Another thing about going big is that we need collaborations, as in real research collaborations. Here goes another problem. What is commonly referred to as collaborations in many halls of academia is one person writes and the other reads and gives feedback. That’s it. The writer benefits form the feedback and the reader gets their name tucked in to the paper’s list of contributors. Mutual right? Yeah. Rest in peace the idea of joined forces to bring about novelty and innovation. Cause it’s all about getting things done, like ticking the list of chores you need to complete as an intellectual labor. But wait bear with me; I’m not pointing my finger at people. It’s more about the situation, isn’t it? We don’t have research hubs; we don’t have the time, and the energy. We don’t have the luxurious sabbatical leave. If we did, we would see a lot more collaborations. Cool stuff being done like rigorous research and things.
At least for the time being, I sort of leave the idea of going big. I’m happy to just start small. I’m not aiming to publish in a top tier journal. Seriously, my aim is not to get rejected that’s all. As a new researcher I already feel overwhelmingly appreciated when receiving feedback because there are actually people who read and think about what I write. And I take all criticisms with open arms ‘cause they make me a better writer.

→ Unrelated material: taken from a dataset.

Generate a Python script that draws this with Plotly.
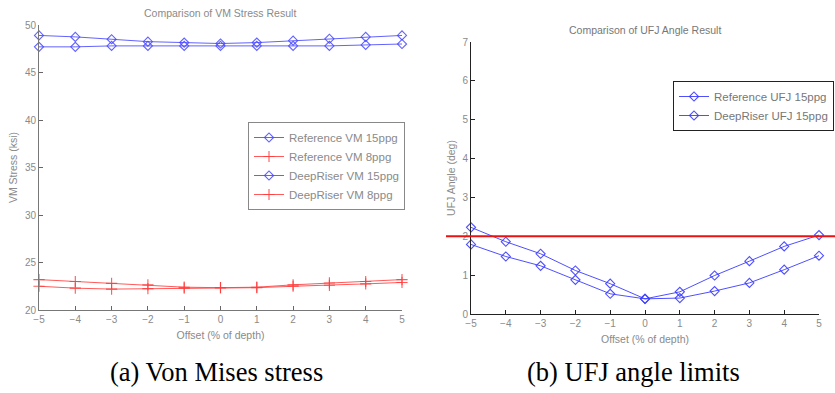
import plotly.graph_objects as go

offset = [-5, -4, -3, -2, -1, 0, 1, 2, 3, 4, 5]

ref_vm_15 = [48.9, 48.75, 48.5, 48.25, 48.15, 48.05, 48.15, 48.35, 48.55, 48.75, 48.9]
ref_vm_8 = [23.2, 23.0, 22.8, 22.65, 22.4, 22.35, 22.4, 22.65, 22.85, 23.0, 23.2]
deep_vm_15 = [47.7, 47.7, 47.8, 47.8, 47.8, 47.8, 47.8, 47.8, 47.8, 47.9, 48.0]
deep_vm_8 = [22.5, 22.3, 22.2, 22.25, 22.3, 22.35, 22.35, 22.5, 22.6, 22.75, 22.9]

ref_ufj_15 = [2.23, 1.86, 1.55, 1.12, 0.78, 0.39, 0.57, 0.99, 1.36, 1.74, 2.03]
deep_ufj_15 = [1.79, 1.48, 1.24, 0.88, 0.52, 0.39, 0.41, 0.59, 0.80, 1.14, 1.50]
ufj_limit = 2.0

W, H = 835, 393
def px(x):
    return x / W
def py(y):
    return 1 - y / H

blue = "rgba(70,70,255,0.85)"
red = "rgba(255,60,60,0.85)"
gray = "#8a8a8a"
font_family = "Liberation Sans, Arial, sans-serif"

fig = go.Figure()

def add(x, y, name, color, symbol, xa, ya, legend, msize):
    fig.add_trace(go.Scatter(
        x=x, y=y, name=name, mode="lines+markers",
        line=dict(color=color, width=1),
        marker=dict(symbol=symbol, size=msize, color=color,
                    line=dict(color=color, width=1.1)),
        xaxis=xa, yaxis=ya, legend=legend, cliponaxis=False))

add(offset, ref_vm_15, "Reference VM 15ppg", blue, "diamond-open", "x", "y", "legend", 7)
add(offset, ref_vm_8, "Reference VM 8ppg", red, "cross-thin-open", "x", "y", "legend", 8)
add(offset, deep_vm_15, "DeepRiser VM 15ppg", blue, "diamond-open", "x", "y", "legend", 7)
add(offset, deep_vm_8, "DeepRiser VM 8ppg", red, "cross-thin-open", "x", "y", "legend", 8)

add(offset, ref_ufj_15, "Reference UFJ 15ppg", "rgba(60,60,255,0.9)", "diamond-open", "x2", "y2", "legend2", 7)
add(offset, deep_ufj_15, "DeepRiser UFJ 15ppg", "rgba(60,60,255,0.9)", "diamond-open", "x2", "y2", "legend2", 7)

fig.add_shape(type="line", xref="paper", yref="y2",
              x0=px(446), x1=1.0, y0=ufj_limit, y1=ufj_limit,
              line=dict(color="#ee1111", width=2))

tickfont = dict(family=font_family, size=10, color=gray)
titlefont = dict(family=font_family, size=10.5, color=gray)

def ann(text, x, y, size, color, family=font_family):
    return dict(text=text, x=px(x), y=py(y), xref="paper", yref="paper",
                xanchor="center", yanchor="middle", showarrow=False,
                font=dict(family=family, size=size, color=color))

fig.update_layout(
    width=W, height=H,
    margin=dict(l=0, r=0, t=0, b=0),
    paper_bgcolor="white", plot_bgcolor="white",
    showlegend=True,
    xaxis=dict(domain=[px(39), px(402)], range=[-5, 5], anchor="y", automargin=False,
               tickmode="array", tickvals=offset,
               ticks="inside", ticklen=4, tickcolor="#666",
               showline=True, linecolor="#777", linewidth=1,
               showgrid=False, zeroline=False, tickfont=tickfont,
               title=dict(text="Offset (% of depth)", font=titlefont, standoff=7)),
    yaxis=dict(domain=[py(310), py(25)], range=[20, 50], anchor="x", automargin=False,
               tickmode="array", tickvals=[20, 25, 30, 35, 40, 45, 50],
               ticks="inside", ticklen=4, tickcolor="#666",
               showline=True, linecolor="#777", linewidth=1,
               showgrid=False, zeroline=False, tickfont=tickfont,
               title=dict(text="VM Stress (ksi)", font=titlefont, standoff=5)),
    xaxis2=dict(domain=[px(471), px(819)], range=[-5, 5], anchor="y2", automargin=False,
                tickmode="array", tickvals=offset,
                ticks="inside", ticklen=4, tickcolor="#222",
                showline=True, linecolor="#222", linewidth=1,
                showgrid=False, zeroline=False, tickfont=tickfont,
                title=dict(text="Offset (% of depth)", font=titlefont, standoff=7)),
    yaxis2=dict(domain=[py(314), py(42)], range=[0, 7], anchor="x2", automargin=False,
                tickmode="array", tickvals=[0, 1, 2, 3, 4, 5, 6, 7],
                ticks="inside", ticklen=4, tickcolor="#222",
                showline=True, linecolor="#222", linewidth=1,
                showgrid=False, zeroline=False, tickfont=tickfont,
                title=dict(text="UFJ Angle (deg)", font=titlefont, standoff=4)),
    legend=dict(x=px(248), y=py(122), xanchor="left", yanchor="top",
                bgcolor="white", bordercolor="#888", borderwidth=1,
                font=dict(family=font_family, size=11.5, color=gray),
                tracegroupgap=0, itemwidth=30),
    legend2=dict(x=px(673), y=py(81), xanchor="left", yanchor="top",
                 bgcolor="white", bordercolor="#222", borderwidth=1,
                 font=dict(family=font_family, size=11.5, color="#777"),
                 tracegroupgap=0, itemwidth=30),
    annotations=[
        ann("Comparison of VM Stress Result", 220, 13, 10.5, gray),
        ann("Comparison of UFJ Angle Result", 645, 30, 10.5, "#777"),
        ann("(a) Von Mises stress", 216, 372, 26.5, "black",
            "Liberation Serif, Times New Roman, serif"),
        ann("(b) UFJ angle limits", 633, 372, 26.5, "black",
            "Liberation Serif, Times New Roman, serif"),
    ],
)

fig.write_html("out.html")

One thing that I often receive is feedback on the language. The English! Wait hold it. This article you are reading is crafted by the lead editor of this website. I author the message but she’s the one doing the wording. So don’t lash out at me like how can I write this piece effortlessly but being criticized for my English elsewhere. I got help that’s how. Where was I? Oh the English language yes. Reviewers said that my English is hard to understand, that I often repeat myself, that sentences are not effective, that I sound gibberish to put it bluntly. To my defense, English is my third language so how am I expected to write a flawless research article in it. Oh and once I was asked to show my IELTS score for, maybe, checking my English. They probably didn’t mean it but I did attach my IELTS certificate together with the resubmitted manuscript. Later on I came to realize that it was probably just a politeness strategy, you know, like they didn’t want to actually say that my English was problematic. The wording was something like, “you need to brush off your English and show improvement in your IELTS score”. Brush off, you see, very polite! Instead of acknowledging the comment and moved on I sent them my actual IELTS score, quite low in the writing part. Great. My English is not only gibberish but now they think I also speak fluent sarcasm.
Anyway, to return to the discussion, that sort of comment was “just” from third-tier-journal’s reviewers, or in a common tongue Q3 (ki tiga), in regional Asia. So really, go big or go home. Fellow scholars I’m pretty sure I’m going to show myself the door. One day maybe I can live up to this big expectation. When I’m bigger and stronger. But until that day comes, I’ll go home and start small, using resources I have, with like-minded people who truly care and are passionate about making an impact and change. And if you’re new researcher like me I think you should do the same. Keep it real and grounded.